Re-mortgaging your property is usually a bad sign. Things have gone wrong. And when a city like Glasgow does it, it means things have gone wrong in a big way.  But that’s just what the city council has had to do to put right an injustice that has been going on for more than a decade. 

Selling off the Armadillo. Photo by Wojtek Gurak

It’s been paying its 12,000 women workers on its  care, catering and cleaning staff, less than its male bin collectors, maintenance staff, gardeners and janitors. Around £4,000 a year less. And now, after union pressure, strikes, court cases and many a street demonstration, it’s finally agreed to pay them compensation.

The new SNP administration says it’s righting a Labour wrong.
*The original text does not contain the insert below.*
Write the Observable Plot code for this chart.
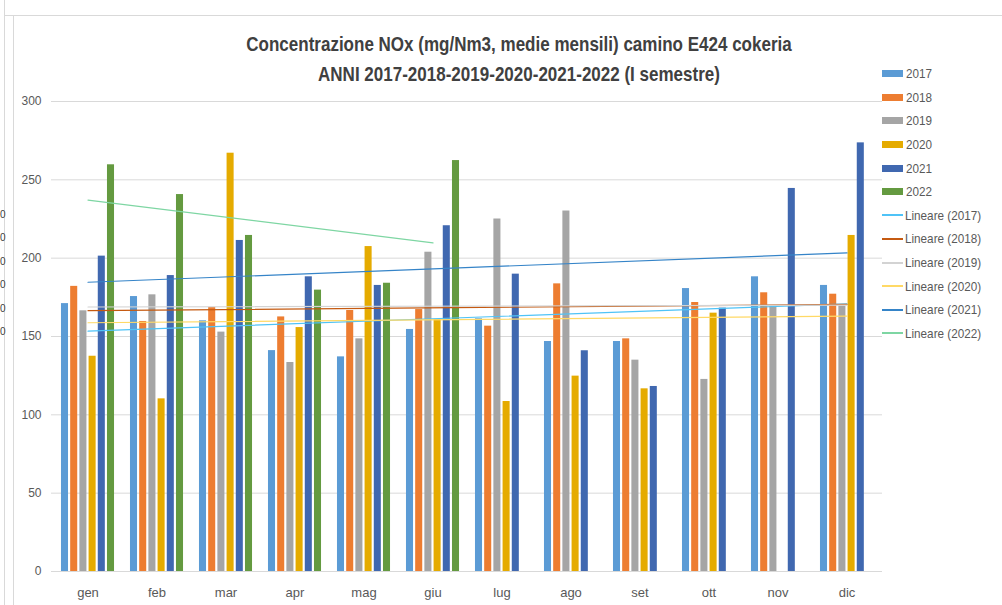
<!DOCTYPE html>
<html>
<head>
<meta charset="utf-8">
<script src="https://cdn.jsdelivr.net/npm/d3@7"></script>
<script src="https://cdn.jsdelivr.net/npm/@observablehq/plot@0.6"></script>
<style>
  html, body { margin: 0; padding: 0; background: #fff; }
  #wrap { position: relative; width: 1002px; height: 605px; overflow: hidden;
          font-family: 'Liberation Sans Narrow', 'Liberation Sans', sans-serif; color: #595959; }
  #chart { position: absolute; left: 0; top: 0; }
  #title { position: absolute; left: 19px; width: 1000px; top: 29px; text-align: center;
           font-weight: bold; font-size: 21px; line-height: 30px; color: #404040;
           transform: scaleX(0.81); transform-origin: 500px 0; }
  #legend { position: absolute; left: 882px; top: 62px; font-size: 13px; }
  .row { height: 23.6px; display: flex; align-items: center; }
  .row .t { display: inline-block; transform: scaleX(0.9); transform-origin: 0 50%; white-space: nowrap; }
  .sw { width: 21px; height: 7px; margin-right: 3px; flex: none; }
  .ln { width: 21px; height: 2px; margin-right: 2px; flex: none; }
  .frame { position: absolute; background: #d9d9d9; }
  .cut { position: absolute; left: 0px; font-size: 10px; color: #404040; }
</style>
</head>
<body>
<div id="wrap">
  <div class="frame" style="left:4px;top:0;width:1px;height:605px"></div>
  <div class="frame" style="left:13px;top:15px;width:1px;height:590px"></div>
  <div class="frame" style="left:5px;top:15px;width:997px;height:1px"></div>
  <div id="chart"></div>
  <div id="title">Concentrazione NOx (mg/Nm3, medie mensili) camino E424 cokeria<br>ANNI 2017-2018-2019-2020-2021-2022 (I semestre)</div>
  <div id="legend"></div>
</div>
<script>
const months = ["gen","feb","mar","apr","mag","giu","lug","ago","set","ott","nov","dic"];
const years = ["2017","2018","2019","2020","2021","2022"];
const v2017 = [171,175.5,160,141,137,154.5,161.3,146.8,146.8,180.6,188.1,182.6];
const v2018 = [182,159.6,168.5,162.5,166.6,167.2,156.6,183.6,148.5,171.7,177.9,177];
const v2019 = [166.4,176.6,152.8,133.4,148.5,203.8,225,230.1,134.9,122.6,169.4,169.4];
const v2020 = [137.4,110.2,267,155.7,207.4,160.9,108.5,124.7,116.6,164.9,null,214.5];
const v2021 = [201.3,188.9,211.3,188.1,182.6,220.7,189.8,140.9,118.1,168.1,244.5,273.6];
const v2022 = [259.6,240.6,214.5,179.6,184,262.3];
const barColors = ["#5B9BD5","#ED7D31","#A5A5A5","#E5AB00","#4068B0","#649A40"];
const trendColors = ["#4FC3F7","#C55A11","#D3D3D3","#FFD966","#3584C8","#7ED6A3"];
const trendLabels = years.map(y => `Lineare (${y})`);

const series = [v2017, v2018, v2019, v2020, v2021, v2022];
const rows = series.map((vals, i) =>
  vals.map((v, j) => ({year: years[i], month: months[j], idx: j + 1, value: v}))
      .filter(d => d.value != null));

// Excel-style linear trendline from the data (least squares on category index)
function trend(data) {
  const n = data.length;
  const mx = d3.mean(data, d => d.idx), my = d3.mean(data, d => d.value);
  let sxy = 0, sxx = 0;
  for (const d of data) { sxy += (d.idx - mx) * (d.value - my); sxx += (d.idx - mx) ** 2; }
  const b = sxy / sxx, a = my - b * mx;
  const first = data[0], last = data[n - 1];
  return [first, last].map(d => ({month: d.month, value: a + b * d.idx}));
}

const W = 1002, H = 605, ML = 51, MR = 120, MT = 101, MB = 34;
const bw = (W - ML - MR) / months.length;
const step = 9.2, barW = 7.3;
const off = (bw - (step * 5 + barW)) / 2;

const marks = [
  Plot.gridY({ticks: d3.range(0, 301, 50), stroke: "#d9d9d9", strokeOpacity: 1}),
  Plot.ruleY([0], {stroke: "#d9d9d9"}),
  ...rows.map((data, i) => Plot.barY(data, {
    x: "month", y: "value", fill: barColors[i],
    insetLeft: off + i * step, insetRight: bw - (off + i * step) - barW
  })),
  ...rows.map((data, i) => Plot.line(trend(data), {
    x: "month", y: "value", stroke: trendColors[i], strokeWidth: 1.2
  })),
  Plot.axisY({ticks: d3.range(0, 301, 50), tickSize: 0, tickPadding: 10, label: null, fontSize: 12, fill: "#595959"}),
  Plot.axisX({tickSize: 0, tickPadding: 16, label: null, fontSize: 13, fill: "#595959"})
];

const chart = Plot.plot({
  width: W, height: H,
  marginLeft: ML, marginRight: MR, marginTop: MT, marginBottom: MB,
  x: {type: "band", domain: months, padding: 0},
  y: {domain: [0, 300]},
  style: {fontFamily: "'Liberation Sans Narrow', 'Liberation Sans', sans-serif", color: "#595959", background: "transparent"},
  marks
});
document.getElementById("chart").appendChild(chart);

// legend
const lg = document.getElementById("legend");
years.forEach((y, i) => {
  const r = document.createElement("div"); r.className = "row";
  r.innerHTML = `<span class="sw" style="background:${barColors[i]}"></span><span class="t">${y}</span>`;
  lg.appendChild(r);
});
trendLabels.forEach((t, i) => {
  const r = document.createElement("div"); r.className = "row";
  r.innerHTML = `<span class="ln" style="background:${trendColors[i]}"></span><span class="t">${t}</span>`;
  lg.appendChild(r);
});

// glyphs of a neighbouring chart peeking in at the left edge
const wrap = document.getElementById("wrap");
[209, 232, 256, 279, 303, 326].forEach(t => {
  const s = document.createElement("div"); s.className = "cut"; s.style.top = t + "px"; s.textContent = "0";
  wrap.appendChild(s);
});
</script>
</body>
</html>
But it’s going to cost £548m. And to raise the money, eleven of the city’s newest properties are to be re-mortgaged. They include the Armadillo conference centre, the Riverside Museum, the Emirates sports arena, and the new Concert Hall.  In a complicated financial manoeuvre, the buildings will be transferred to an arms-length company, City Property Investments, which will then re-mortgage them, raising the millions necessary. The city council will rent the buildings back at a cost of £25m a year and keep them running, just as they are at present.  Hey presto. But who knows what cuts or “efficiencies” will be needed to pay the new rents.  

Glasgow is not the only council dealing with such back-pay compensation claims. There are 70,000 women workers making claims across Scotland and already they’ve cost the councils over £700m.  And this is just one of the pressures on council budgets.  The councils’ own Improvement Service pointed out this week that there’s been an 8.3 per cent real-terms fall in revenue for Scotland’s 32 councils since 2011. And there’s another £230m cut coming this year. 

The damage being done to local services has prompted the Green Party to begin a debate over how we should fund such services in the future. To win the party’s support for the budget the SNP Government has promised to convene all-party talks on the issue.  It also conceded more tax powers to local councils to raise more of their own money.

Two of these new powers have caused the expected outrage from the Conservatives, a tourist tax and a work-place car parking charge.  But councillors in Edinburgh voted this week to press on with plans for a £2 a night tourist tax. The work-place tax, however, has run into a quagmire of second thoughts as the number of possible exceptions grows…..hospital workers, teachers, emergency staff and those on low pay. (Although we understand the tax in the first place is to be levied on the employer… Ed.)

The government also ran into opposition for its plan to cut the number of people being sent to prison by abolishing sentences of less than 12 months. Labour and the Liberal Democrats support the move but the Conservatives say it’s “soft-touch justice.”   Already there’s a presumption that no one should be sentenced to jail for less than 3 months but 27 per cent of sentences currently handed out are for 3 months or less.  The reason may be that although the alternative to prison, community service orders, are more effective at preventing re-offending, 30 per cent were not actually completed last year.

On Tuesday, Scotland lost two of its most talented and adventurous mountaineers.  Andy Nisbet and Steve Perry were climbing together on Ben Hope, the most northerly Munro, when they fell to their deaths.  Three mountain rescue teams and a coastguard helicopter were called out in snowy conditions to search for the missing pair and they were eventually found on Wednesday morning.  Andy Nisbet (65) from Aberdeen pioneered over a thousand new climbing routes and Steve Perry (47) from Inverness did a winter round of the Munros in 2005/6. They’ve been described as “gargantuan characters” in Scotland’s mountain story.

Otter magic. Photo by Mark Dumont

But to finish on a more cheerful note. A friend hurried up to me the other day to say, in excited tones, that he’d just seen an otter. He said:  “An actual otter, on the Water of Leith, and with a kingfisher standing by, ready to dive down on any fish the otter might disturb.”  Scotland’s otters are apparently doing quite well at the moment. There are an estimated 8,000 of them living around our coasts, rivers and lochs.  I can testify to the thrill you get on seeing one. They slip so easily into the water, half dog, half seal. 

I only mention this because of Brexit.  When we come to ask what the European Union has ever done for us, let’s not forget the protection of our wildlife under the European (protected species) Conservation Regulations 1994.  And let us hope that we continue to protect our wildlife whether we are in or out of European waters.